A proposal to this effect has been sent to the government, seeking permission to involve public sector undertakings to produce ethanol by utilising molasses at the sugar mill. The move is expected to offset a portion of loss of the mill, which has already crossed a whopping Rs. 150 crore.

As per the proposal, one of the leading petroleum companies - Chennai Petroleum Corporation, Indian Oil Corporation or Hindustan Petroleum - will be involved in setting up the ethanol plant in the campus of the mill. While the sugar mill would provide land and molasses, which was the main raw material for producing ethanol, the oil company, which is yet to be identified, would set up machinery for the ethanol unit.

The plant could be run by a separate board consisting of senior officials of Puducherry government, Copperative mill and the oil company, which would be an active partner in the new initiative, say official sources.

According to a top source, the government was keen to push the proposal since the petroleum companies have been following professional approach coupled with better managerial skills in operating ethanol plants.

M. Rajasekar, Managing Director, PCSM Ltd told The Hindu that a couple of meetings had been held to discuss about the prospects of the proposal which was with the government. Out of the 120 acres owned by the mill, 20 acres could be utilized for the ethanol plant. The entire expenditure of setting up the ethanol plant would have to be met by the oil company. Since the government had already been spearheading ethanol blending programme with petrol, there would be absolutely no problem for marketing ethanol. There was a huge demand from the oil marketing companies for meeting out the five percent ethanol blending programme which was made compulsory, he noted. The mill could get 40 percent subsidy for setting up of ethanol plant as it was a clean renewable energy. The mill has been getting around 10,000 MT of molasses from the sugar cane crushed.
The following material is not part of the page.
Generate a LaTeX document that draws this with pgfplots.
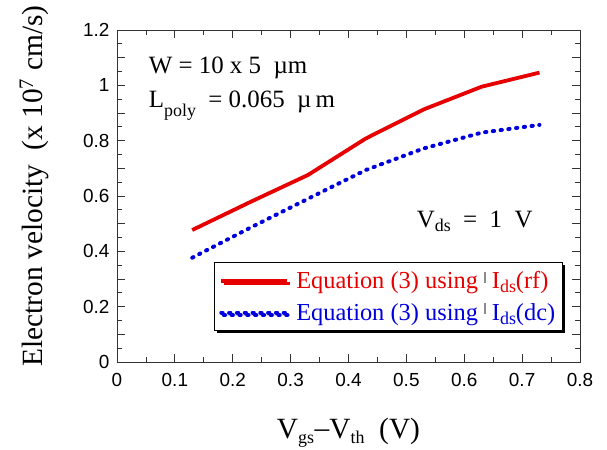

It was being auctioned every year and bought by private players for cattle feed. It fetched around Rs. 4,300 per MT. If it was produced as ethanol in the sugar plant, the dividend could be at least 10 percent more than selling molasses, Mr. Rajasekar said.

M. Sooran, Chairman, Puducherry Cooperative Sugar Mill, said it could be a good revenue source for reducing the loss of the mill to an extent. Chief Minister N. Rangasamy, who had been apprised of the move, would take a decision soon. Once the government cleared the proposal, the mill authorities would approach the petroleum companies, he said.